Things that are “AWK-ward,” according to a group of University of Maryland students hanging on the campus quad:
1. Elevators.
2. That guy in the dorm who is so tall that he sees over shower stalls without even trying.
3. Having dinner with your new girlfriend when your ex-girlfriend and her new girlfriend show up at the same restaurant (you, in this instance, are a he).
4. Vegetarian chopped liver. Eeeeww, the most “feces-like food EVER.”
5. Curry.
When any of these are encountered, the appropriate reaction is to say, loudly and in falsetto, AWK-ward!
Recently, the Maryland students came up with the situation most deserving of the declaration and decided on this: You are about to hook up with someone when you discover that he or she is the opposite sex than you thought.
AWK-ward!
It is the era of awkward, as if the world has suddenly become blessedly simplified. Every negative experience can now be encapsulated in two syllables.
The home of awkward is Facebook, which has more than 500 groups dedicated to people acknowledging various awkward situations. “An Orgy With the Golden Girls Would Be Awkward at First — but Fun Overall” has 1,166 members. “I Tried to Smother My Roommate With a Pillow and Failed So Now It’s Awkward” has 834.
Kelley Gorshow, a sophomore at San Diego State University, founded “College Is AWKWARD” because she heard the term “at least 10 times a day.”
“Like at the library,” she says. “The library is so awkward.” Seeing people study. Painfully embarrassing.
Acute discomfort is a hallmark of the high school and collegiate experience, and this is the population that has embraced the word and hugged it out. The state of awkwardness is not remarkable.
But the compulsion to label the state in public, rather than using the traditional method of internalizing mortification?
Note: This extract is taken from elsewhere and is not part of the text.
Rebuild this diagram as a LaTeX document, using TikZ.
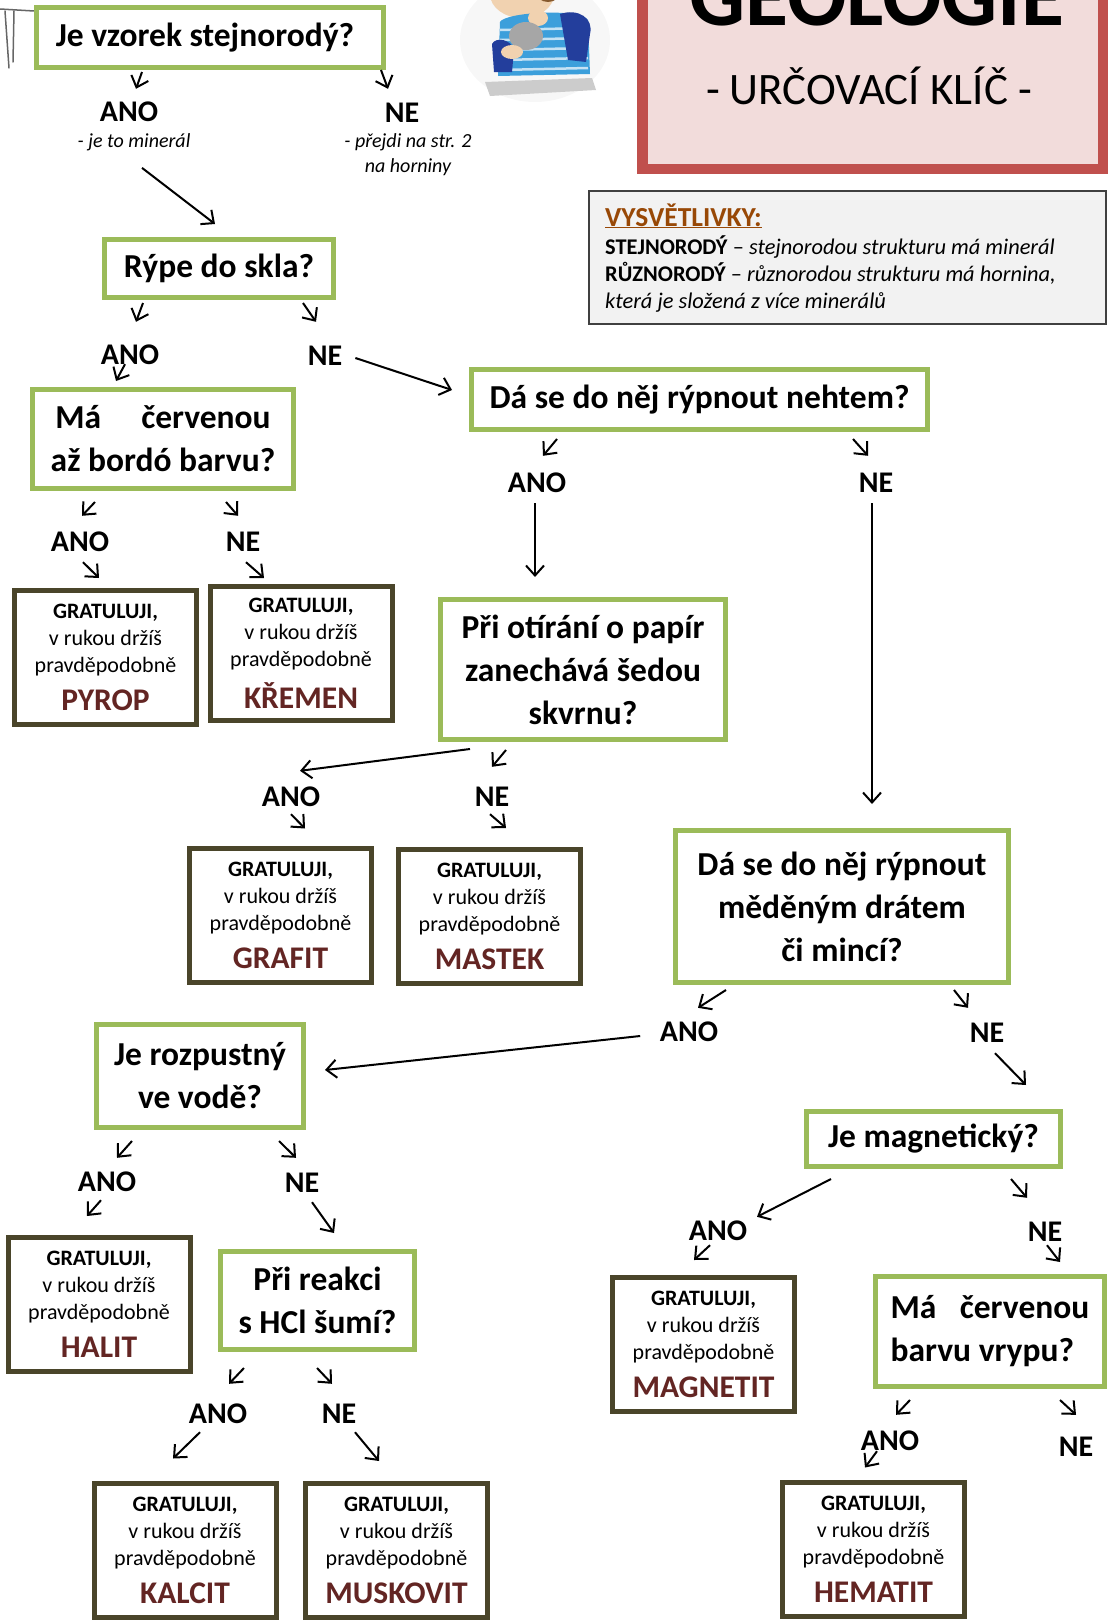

It’s so self-aware, like the real-time equivalent of a Facebook status update.
“Joe is feeling awkward.”
In case anyone was wondering.
Talkward:
Awkward variations on “awkward.”
1. Gawkward: Being caught staring at a woman’s cleavage.
2. Stalkward: Getting busted loitering outside your ex’s building.
3. Jockward: The social agony particular to gym class.
4. Barackward: Learning that a friend supports Clinton, after you’ve put an Obama sticker on his shirt.
And The Herald’s own contribution:
Mockward: The embarrassment of making fun of something that falls flat.